• [GIVEN MATERIAL]
________________
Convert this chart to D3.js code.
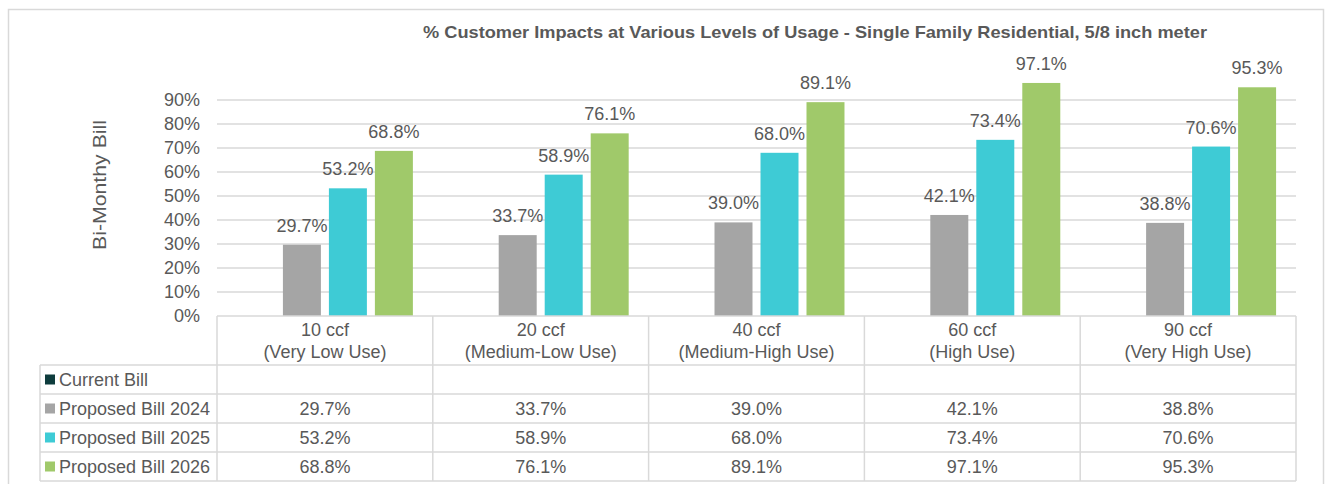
<!DOCTYPE html>
<html>
<head>
<meta charset="utf-8">
<script src="https://cdn.jsdelivr.net/npm/d3@7"></script>
<style>
  body { margin: 0; background: #fff; }
  text { font-family: "Liberation Sans", Arial, sans-serif; fill: #595959; }
</style>
</head>
<body>
<div id="chart"></div>
<script>
// chart data
const categories = ['10 ccf', '20 ccf', '40 ccf', '60 ccf', '90 ccf'];
const useLabels = ['(Very Low Use)', '(Medium-Low Use)', '(Medium-High Use)', '(High Use)', '(Very High Use)'];
const seriesNames = ['Current Bill', 'Proposed Bill 2024', 'Proposed Bill 2025', 'Proposed Bill 2026'];
const currentBill = [null, null, null, null, null];
const bill2024 = [29.7, 33.7, 39.0, 42.1, 38.8];
const bill2025 = [53.2, 58.9, 68.0, 73.4, 70.6];
const bill2026 = [68.8, 76.1, 89.1, 97.1, 95.3];
const yTicks = [0, 10, 20, 30, 40, 50, 60, 70, 80, 90];
const seriesColors = ['#0e3c3d', '#a5a5a5', '#3ecbd5', '#a0c96a'];

const seriesValues = [currentBill, bill2024, bill2025, bill2026];

const width = 1325, height = 484;
const svg = d3.select('#chart').append('svg')
    .attr('width', width)
    .attr('height', height);

// outer frame
svg.append('rect')
    .attr('x', 8.5).attr('y', 9.5)
    .attr('width', 1315).attr('height', 490)
    .attr('fill', 'none')
    .attr('stroke', '#d9d9d9')
    .attr('stroke-width', 1.5);

const plotLeft = 217, plotRight = 1296, plotBottom = 316;

const y = d3.scaleLinear().domain([0, 100]).range([plotBottom, plotBottom - 240]);
const x0 = d3.scaleBand().domain(categories).range([plotLeft, plotRight]).padding(0);
const x1 = d3.scaleBand().domain(seriesNames).range([0, x0.bandwidth()])
    .paddingInner(0.174).paddingOuter(0.433);

// title
svg.append('text')
    .attr('x', 815).attr('y', 38)
    .attr('text-anchor', 'middle')
    .attr('font-weight', 'bold')
    .attr('font-size', 17)
    .attr('textLength', 784)
    .attr('lengthAdjust', 'spacingAndGlyphs')
    .text('% Customer Impacts at Various Levels of Usage - Single Family Residential, 5/8 inch meter');

// gridlines
svg.append('g').selectAll('line')
    .data(yTicks.filter(d => d > 0))
    .join('line')
    .attr('x1', plotLeft).attr('x2', plotRight)
    .attr('y1', d => y(d)).attr('y2', d => y(d))
    .attr('stroke', '#d9d9d9')
    .attr('stroke-width', 1.3);

// y axis labels
const yAxis = svg.append('g')
    .attr('transform', 'translate(' + (plotLeft - 17) + ',0)')
    .call(d3.axisLeft(y).tickValues(yTicks).tickSize(0).tickPadding(0).tickFormat(d => d + '%'));
yAxis.select('.domain').remove();
yAxis.selectAll('text')
    .attr('font-size', 18)
    .attr('font-family', '"Liberation Sans", Arial, sans-serif')
    .attr('fill', '#595959');

svg.append('text')
    .attr('transform', 'translate(106,185) rotate(-90)')
    .attr('text-anchor', 'middle')
    .attr('font-size', 19)
    .attr('textLength', 130)
    .attr('lengthAdjust', 'spacingAndGlyphs')
    .text('Bi-Monthy Bill');

// bars
const barData = [];
seriesNames.forEach((s, si) => {
    categories.forEach((c, ci) => {
        const v = seriesValues[si][ci];
        if (v != null) barData.push({series: s, cat: c, value: v, color: seriesColors[si]});
    });
});

svg.append('g').selectAll('rect')
    .data(barData)
    .join('rect')
    .attr('x', d => x0(d.cat) + x1(d.series))
    .attr('y', d => y(d.value))
    .attr('width', x1.bandwidth())
    .attr('height', d => y(0) - y(d.value))
    .attr('fill', d => d.color);

svg.append('g').selectAll('text')
    .data(barData)
    .join('text')
    .attr('x', d => x0(d.cat) + x1(d.series) + x1.bandwidth() / 2)
    .attr('y', d => y(d.value) - 13)
    .attr('text-anchor', 'middle')
    .attr('font-size', 18)
    .text(d => d.value.toFixed(1) + '%');

// data table
const tableLeft = 40;
const headerBottom = 365;
const rowY = d3.scaleBand().domain(seriesNames).range([headerBottom, headerBottom + 29 * 4]);
const tableBottom = headerBottom + 29 * 4;
const grid = svg.append('g').attr('stroke', '#d9d9d9').attr('stroke-width', 1.5);

// axis line / header top
grid.append('line')
    .attr('x1', plotLeft).attr('x2', plotRight)
    .attr('y1', plotBottom).attr('y2', plotBottom);
// row lines
grid.selectAll('.rowline')
    .data(seriesNames)
    .join('line')
    .attr('x1', tableLeft).attr('x2', plotRight)
    .attr('y1', d => rowY(d)).attr('y2', d => rowY(d));
grid.append('line')
    .attr('x1', tableLeft).attr('x2', plotRight)
    .attr('y1', tableBottom).attr('y2', tableBottom);
// column lines
grid.selectAll('.colline')
    .data(categories)
    .join('line')
    .attr('x1', d => x0(d)).attr('x2', d => x0(d))
    .attr('y1', plotBottom).attr('y2', tableBottom);
grid.append('line')
    .attr('x1', plotRight).attr('x2', plotRight)
    .attr('y1', plotBottom).attr('y2', tableBottom);
grid.append('line')
    .attr('x1', tableLeft).attr('x2', tableLeft)
    .attr('y1', headerBottom).attr('y2', tableBottom);

// header labels
const header = svg.append('g').selectAll('g')
    .data(categories)
    .join('g');
header.append('text')
    .attr('x', d => x0(d) + x0.bandwidth() / 2)
    .attr('y', 336)
    .attr('text-anchor', 'middle')
    .attr('font-size', 18)
    .text(d => d);
header.append('text')
    .attr('x', d => x0(d) + x0.bandwidth() / 2)
    .attr('y', 358)
    .attr('text-anchor', 'middle')
    .attr('font-size', 18)
    .text((d, i) => useLabels[i]);

// row labels with legend keys
const rows = svg.append('g').selectAll('g')
    .data(seriesNames)
    .join('g');
rows.append('rect')
    .attr('x', 45)
    .attr('y', d => rowY(d) + rowY.bandwidth() / 2 - 5)
    .attr('width', 10).attr('height', 10)
    .attr('fill', (d, i) => seriesColors[i]);
rows.append('text')
    .attr('x', 59)
    .attr('y', d => rowY(d) + rowY.bandwidth() / 2 + 6.5)
    .attr('font-size', 18)
    .text(d => d);

// cell values
const cells = [];
seriesNames.forEach((s, si) => {
    categories.forEach((c, ci) => {
        const v = seriesValues[si][ci];
        if (v != null) cells.push({series: s, cat: c, value: v});
    });
});
svg.append('g').selectAll('text')
    .data(cells)
    .join('text')
    .attr('x', d => x0(d.cat) + x0.bandwidth() / 2)
    .attr('y', d => rowY(d.series) + rowY.bandwidth() / 2 + 6.5)
    .attr('text-anchor', 'middle')
    .attr('font-size', 18)
    .text(d => d.value.toFixed(1) + '%');
</script>
</body>
</html>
________________
• [WRITTEN EXERCISE] Restate the listing above word for word, and skip the pictures.

• [RESPONSE TO THIS EXERCISE]
Convert this chart to D3.js code.
<!DOCTYPE html>
<html>
<head>
<meta charset="utf-8">
<script src="https://cdn.jsdelivr.net/npm/d3@7"></script>
<style>
  body { margin: 0; background: #fff; }
  text { font-family: "Liberation Sans", Arial, sans-serif; fill: #595959; }
</style>
</head>
<body>
<div id="chart"></div>
<script>
// chart data
const categories = ['10 ccf', '20 ccf', '40 ccf', '60 ccf', '90 ccf'];
const useLabels = ['(Very Low Use)', '(Medium-Low Use)', '(Medium-High Use)', '(High Use)', '(Very High Use)'];
const seriesNames = ['Current Bill', 'Proposed Bill 2024', 'Proposed Bill 2025', 'Proposed Bill 2026'];
const currentBill = [null, null, null, null, null];
const bill2024 = [29.7, 33.7, 39.0, 42.1, 38.8];
const bill2025 = [53.2, 58.9, 68.0, 73.4, 70.6];
const bill2026 = [68.8, 76.1, 89.1, 97.1, 95.3];
const yTicks = [0, 10, 20, 30, 40, 50, 60, 70, 80, 90];
const seriesColors = ['#0e3c3d', '#a5a5a5', '#3ecbd5', '#a0c96a'];

const seriesValues = [currentBill, bill2024, bill2025, bill2026];

const width = 1325, height = 484;
const svg = d3.select('#chart').append('svg')
    .attr('width', width)
    .attr('height', height);

// outer frame
svg.append('rect')
    .attr('x', 8.5).attr('y', 9.5)
    .attr('width', 1315).attr('height', 490)
    .attr('fill', 'none')
    .attr('stroke', '#d9d9d9')
    .attr('stroke-width', 1.5);

const plotLeft = 217, plotRight = 1296, plotBottom = 316;

const y = d3.scaleLinear().domain([0, 100]).range([plotBottom, plotBottom - 240]);
const x0 = d3.scaleBand().domain(categories).range([plotLeft, plotRight]).padding(0);
const x1 = d3.scaleBand().domain(seriesNames).range([0, x0.bandwidth()])
    .paddingInner(0.174).paddingOuter(0.433);

// title
svg.append('text')
    .attr('x', 815).attr('y', 38)
    .attr('text-anchor', 'middle')
    .attr('font-weight', 'bold')
    .attr('font-size', 17)
    .attr('textLength', 784)
    .attr('lengthAdjust', 'spacingAndGlyphs')
    .text('% Customer Impacts at Various Levels of Usage - Single Family Residential, 5/8 inch meter');

// gridlines
svg.append('g').selectAll('line')
    .data(yTicks.filter(d => d > 0))
    .join('line')
    .attr('x1', plotLeft).attr('x2', plotRight)
    .attr('y1', d => y(d)).attr('y2', d => y(d))
    .attr('stroke', '#d9d9d9')
    .attr('stroke-width', 1.3);

// y axis labels
const yAxis = svg.append('g')
    .attr('transform', 'translate(' + (plotLeft - 17) + ',0)')
    .call(d3.axisLeft(y).tickValues(yTicks).tickSize(0).tickPadding(0).tickFormat(d => d + '%'));
yAxis.select('.domain').remove();
yAxis.selectAll('text')
    .attr('font-size', 18)
    .attr('font-family', '"Liberation Sans", Arial, sans-serif')
    .attr('fill', '#595959');

svg.append('text')
    .attr('transform', 'translate(106,185) rotate(-90)')
    .attr('text-anchor', 'middle')
    .attr('font-size', 19)
    .attr('textLength', 130)
    .attr('lengthAdjust', 'spacingAndGlyphs')
    .text('Bi-Monthy Bill');

// bars
const barData = [];
seriesNames.forEach((s, si) => {
    categories.forEach((c, ci) => {
        const v = seriesValues[si][ci];
        if (v != null) barData.push({series: s, cat: c, value: v, color: seriesColors[si]});
    });
});

svg.append('g').selectAll('rect')
    .data(barData)
    .join('rect')
    .attr('x', d => x0(d.cat) + x1(d.series))
    .attr('y', d => y(d.value))
    .attr('width', x1.bandwidth())
    .attr('height', d => y(0) - y(d.value))
    .attr('fill', d => d.color);

svg.append('g').selectAll('text')
    .data(barData)
    .join('text')
    .attr('x', d => x0(d.cat) + x1(d.series) + x1.bandwidth() / 2)
    .attr('y', d => y(d.value) - 13)
    .attr('text-anchor', 'middle')
    .attr('font-size', 18)
    .text(d => d.value.toFixed(1) + '%');

// data table
const tableLeft = 40;
const headerBottom = 365;
const rowY = d3.scaleBand().domain(seriesNames).range([headerBottom, headerBottom + 29 * 4]);
const tableBottom = headerBottom + 29 * 4;
const grid = svg.append('g').attr('stroke', '#d9d9d9').attr('stroke-width', 1.5);

// axis line / header top
grid.append('line')
    .attr('x1', plotLeft).attr('x2', plotRight)
    .attr('y1', plotBottom).attr('y2', plotBottom);
// row lines
grid.selectAll('.rowline')
    .data(seriesNames)
    .join('line')
    .attr('x1', tableLeft).attr('x2', plotRight)
    .attr('y1', d => rowY(d)).attr('y2', d => rowY(d));
grid.append('line')
    .attr('x1', tableLeft).attr('x2', plotRight)
    .attr('y1', tableBottom).attr('y2', tableBottom);
// column lines
grid.selectAll('.colline')
    .data(categories)
    .join('line')
    .attr('x1', d => x0(d)).attr('x2', d => x0(d))
    .attr('y1', plotBottom).attr('y2', tableBottom);
grid.append('line')
    .attr('x1', plotRight).attr('x2', plotRight)
    .attr('y1', plotBottom).attr('y2', tableBottom);
grid.append('line')
    .attr('x1', tableLeft).attr('x2', tableLeft)
    .attr('y1', headerBottom).attr('y2', tableBottom);

// header labels
const header = svg.append('g').selectAll('g')
    .data(categories)
    .join('g');
header.append('text')
    .attr('x', d => x0(d) + x0.bandwidth() / 2)
    .attr('y', 336)
    .attr('text-anchor', 'middle')
    .attr('font-size', 18)
    .text(d => d);
header.append('text')
    .attr('x', d => x0(d) + x0.bandwidth() / 2)
    .attr('y', 358)
    .attr('text-anchor', 'middle')
    .attr('font-size', 18)
    .text((d, i) => useLabels[i]);

// row labels with legend keys
const rows = svg.append('g').selectAll('g')
    .data(seriesNames)
    .join('g');
rows.append('rect')
    .attr('x', 45)
    .attr('y', d => rowY(d) + rowY.bandwidth() / 2 - 5)
    .attr('width', 10).attr('height', 10)
    .attr('fill', (d, i) => seriesColors[i]);
rows.append('text')
    .attr('x', 59)
    .attr('y', d => rowY(d) + rowY.bandwidth() / 2 + 6.5)
    .attr('font-size', 18)
    .text(d => d);

// cell values
const cells = [];
seriesNames.forEach((s, si) => {
    categories.forEach((c, ci) => {
        const v = seriesValues[si][ci];
        if (v != null) cells.push({series: s, cat: c, value: v});
    });
});
svg.append('g').selectAll('text')
    .data(cells)
    .join('text')
    .attr('x', d => x0(d.cat) + x0.bandwidth() / 2)
    .attr('y', d => rowY(d.series) + rowY.bandwidth() / 2 + 6.5)
    .attr('text-anchor', 'middle')
    .attr('font-size', 18)
    .text(d => d.value.toFixed(1) + '%');
</script>
</body>
</html>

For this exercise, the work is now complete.